** Begin Source excerpt **

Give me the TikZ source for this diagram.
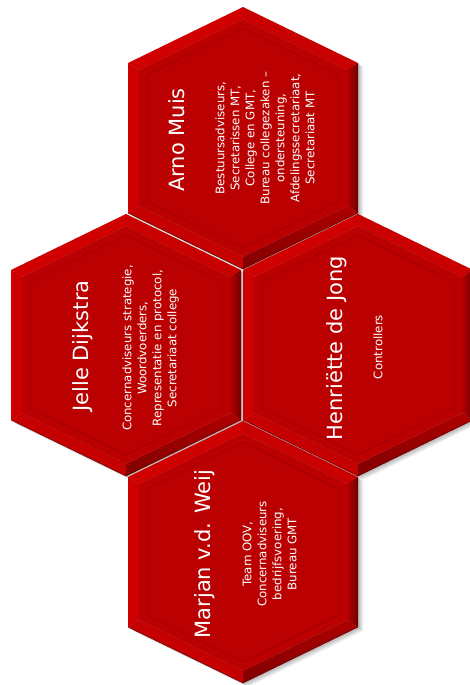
\documentclass[tikz,border=0pt]{standalone}
\usepackage{fontspec}
\newfontfamily\hexfont{DejaVu Sans}
\definecolor{hexface}{RGB}{186,0,0}
\definecolor{bevTL}{RGB}{208,0,0}
\definecolor{bevL}{RGB}{204,0,0}
\definecolor{bevTR}{RGB}{200,0,0}
\definecolor{bevBL}{RGB}{196,0,0}
\definecolor{bevBR}{RGB}{150,0,0}
\definecolor{bevRin}{RGB}{180,0,0}
\definecolor{bevRout}{RGB}{112,0,0}
\definecolor{hexline}{RGB}{160,0,0}
\newcommand{\hexpath}[3]{({#1},{#2-131+1.111*#3}) -- ({#1+115-#3},{#2-75+0.626*#3}) -- ({#1+115-#3},{#2+75-0.626*#3}) -- ({#1},{#2+131-1.111*#3}) -- ({#1-115+#3},{#2+75-0.626*#3}) -- ({#1-115+#3},{#2-75+0.626*#3}) -- cycle}
\newcommand{\hexshadow}[2]{%
  \foreach \s in {1,2,3,4,5}{\fill[black,opacity=0.06] \hexpath{#1+\s}{#2+\s*0.8}{0};}
}
\newcommand{\hexagonat}[3]{%
  \coordinate (#1) at (#2,#3);
  \foreach \d/\p in {0/o,11/i}{%
    \coordinate (#1-\p1) at ({#2},{#3-131+1.111*\d});
    \coordinate (#1-\p2) at ({#2+115-\d},{#3-75+0.626*\d});
    \coordinate (#1-\p3) at ({#2+115-\d},{#3+75-0.626*\d});
    \coordinate (#1-\p4) at ({#2},{#3+131-1.111*\d});
    \coordinate (#1-\p5) at ({#2-115+\d},{#3+75-0.626*\d});
    \coordinate (#1-\p6) at ({#2-115+\d},{#3-75+0.626*\d});
  }%
  \fill[bevTR] (#1-o1) -- (#1-o2) -- (#1-i2) -- (#1-i1) -- cycle;
  \shade[left color=bevRin,right color=bevRout] (#1-o2) -- (#1-o3) -- (#1-i3) -- (#1-i2) -- cycle;
  \shade[top color=bevRin!80!bevBR,bottom color=bevBR!85!black] (#1-o3) -- (#1-o4) -- (#1-i4) -- (#1-i3) -- cycle;
  \fill[bevBL] (#1-o4) -- (#1-o5) -- (#1-i5) -- (#1-i4) -- cycle;
  \fill[bevL] (#1-o5) -- (#1-o6) -- (#1-i6) -- (#1-i5) -- cycle;
  \fill[bevTL] (#1-o6) -- (#1-o1) -- (#1-i1) -- (#1-i6) -- cycle;
  \draw[bevBR!70!black,line width=0.5pt] (#1-o3) -- (#1-o4) -- (#1-o5);
  \fill[hexface] \hexpath{#2}{#3}{11};
  \draw[hexline,line width=0.7pt] \hexpath{#2}{#3}{19};
}
\tikzset{
  hextitle/.style={text=white,font=\hexfont\fontsize{21}{25}\selectfont,rotate=90,inner sep=0pt},
  hexbody/.style={text=white,font=\hexfont\fontsize{11.8}{15}\selectfont,rotate=90,align=center,inner sep=0pt}
}
\begin{document}
\begin{tikzpicture}[x=1pt,y=-1pt]
\useasboundingbox (0,0) rectangle (470,685);
\fill[white] (0,0) rectangle (470,685);
\hexshadow{243}{138}
\hexshadow{126}{345}
\hexshadow{358}{345}
\hexshadow{243}{552}
\hexagonat{arno}{243}{138}
\hexagonat{jelle}{126}{345}
\hexagonat{henr}{358}{345}
\hexagonat{marjan}{243}{552}
\node[hextitle] (arno-t) at (177,140) {Arno Muis};
\node[hexbody] (arno-b) at (265,138) {Bestuursadviseurs,\\Secretarissen MT,\\College en GMT,\\Bureau collegezaken –\\ondersteuning,\\Afdelingssecretariaat,\\Secretariaat MT};
\node[hextitle] (jelle-t) at (83,346) {Jelle Dijkstra};
\node[hexbody] (jelle-b) at (150.5,348) {Concernadviseurs strategie,\\Woordvoerders,\\Representatie en protocol,\\Secretariaat college};
\node[hextitle] (henr-t) at (337,348) {Henriëtte de Jong};
\node[hexbody] (henr-b) at (378,347) {Controllers};
\node[hextitle] (marjan-t) at (205,554) {Marjan v.d. Weij};
\node[hexbody] (marjan-b) at (269.5,554) {Team OOV,\\Concernadviseurs\\bedrijfsvoering,\\Bureau GMT};
\end{tikzpicture}
\end{document}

** End Source excerpt **

• Directive: Extract the full listing exactly, with the pictures left out.

• Answer:
Give me the TikZ source for this diagram.
\documentclass[tikz,border=0pt]{standalone}
\usepackage{fontspec}
\newfontfamily\hexfont{DejaVu Sans}
\definecolor{hexface}{RGB}{186,0,0}
\definecolor{bevTL}{RGB}{208,0,0}
\definecolor{bevL}{RGB}{204,0,0}
\definecolor{bevTR}{RGB}{200,0,0}
\definecolor{bevBL}{RGB}{196,0,0}
\definecolor{bevBR}{RGB}{150,0,0}
\definecolor{bevRin}{RGB}{180,0,0}
\definecolor{bevRout}{RGB}{112,0,0}
\definecolor{hexline}{RGB}{160,0,0}
\newcommand{\hexpath}[3]{({#1},{#2-131+1.111*#3}) -- ({#1+115-#3},{#2-75+0.626*#3}) -- ({#1+115-#3},{#2+75-0.626*#3}) -- ({#1},{#2+131-1.111*#3}) -- ({#1-115+#3},{#2+75-0.626*#3}) -- ({#1-115+#3},{#2-75+0.626*#3}) -- cycle}
\newcommand{\hexshadow}[2]{%
  \foreach \s in {1,2,3,4,5}{\fill[black,opacity=0.06] \hexpath{#1+\s}{#2+\s*0.8}{0};}
}
\newcommand{\hexagonat}[3]{%
  \coordinate (#1) at (#2,#3);
  \foreach \d/\p in {0/o,11/i}{%
    \coordinate (#1-\p1) at ({#2},{#3-131+1.111*\d});
    \coordinate (#1-\p2) at ({#2+115-\d},{#3-75+0.626*\d});
    \coordinate (#1-\p3) at ({#2+115-\d},{#3+75-0.626*\d});
    \coordinate (#1-\p4) at ({#2},{#3+131-1.111*\d});
    \coordinate (#1-\p5) at ({#2-115+\d},{#3+75-0.626*\d});
    \coordinate (#1-\p6) at ({#2-115+\d},{#3-75+0.626*\d});
  }%
  \fill[bevTR] (#1-o1) -- (#1-o2) -- (#1-i2) -- (#1-i1) -- cycle;
  \shade[left color=bevRin,right color=bevRout] (#1-o2) -- (#1-o3) -- (#1-i3) -- (#1-i2) -- cycle;
  \shade[top color=bevRin!80!bevBR,bottom color=bevBR!85!black] (#1-o3) -- (#1-o4) -- (#1-i4) -- (#1-i3) -- cycle;
  \fill[bevBL] (#1-o4) -- (#1-o5) -- (#1-i5) -- (#1-i4) -- cycle;
  \fill[bevL] (#1-o5) -- (#1-o6) -- (#1-i6) -- (#1-i5) -- cycle;
  \fill[bevTL] (#1-o6) -- (#1-o1) -- (#1-i1) -- (#1-i6) -- cycle;
  \draw[bevBR!70!black,line width=0.5pt] (#1-o3) -- (#1-o4) -- (#1-o5);
  \fill[hexface] \hexpath{#2}{#3}{11};
  \draw[hexline,line width=0.7pt] \hexpath{#2}{#3}{19};
}
\tikzset{
  hextitle/.style={text=white,font=\hexfont\fontsize{21}{25}\selectfont,rotate=90,inner sep=0pt},
  hexbody/.style={text=white,font=\hexfont\fontsize{11.8}{15}\selectfont,rotate=90,align=center,inner sep=0pt}
}
\begin{document}
\begin{tikzpicture}[x=1pt,y=-1pt]
\useasboundingbox (0,0) rectangle (470,685);
\fill[white] (0,0) rectangle (470,685);
\hexshadow{243}{138}
\hexshadow{126}{345}
\hexshadow{358}{345}
\hexshadow{243}{552}
\hexagonat{arno}{243}{138}
\hexagonat{jelle}{126}{345}
\hexagonat{henr}{358}{345}
\hexagonat{marjan}{243}{552}
\node[hextitle] (arno-t) at (177,140) {Arno Muis};
\node[hexbody] (arno-b) at (265,138) {Bestuursadviseurs,\\Secretarissen MT,\\College en GMT,\\Bureau collegezaken –\\ondersteuning,\\Afdelingssecretariaat,\\Secretariaat MT};
\node[hextitle] (jelle-t) at (83,346) {Jelle Dijkstra};
\node[hexbody] (jelle-b) at (150.5,348) {Concernadviseurs strategie,\\Woordvoerders,\\Representatie en protocol,\\Secretariaat college};
\node[hextitle] (henr-t) at (337,348) {Henriëtte de Jong};
\node[hexbody] (henr-b) at (378,347) {Controllers};
\node[hextitle] (marjan-t) at (205,554) {Marjan v.d. Weij};
\node[hexbody] (marjan-b) at (269.5,554) {Team OOV,\\Concernadviseurs\\bedrijfsvoering,\\Bureau GMT};
\end{tikzpicture}
\end{document}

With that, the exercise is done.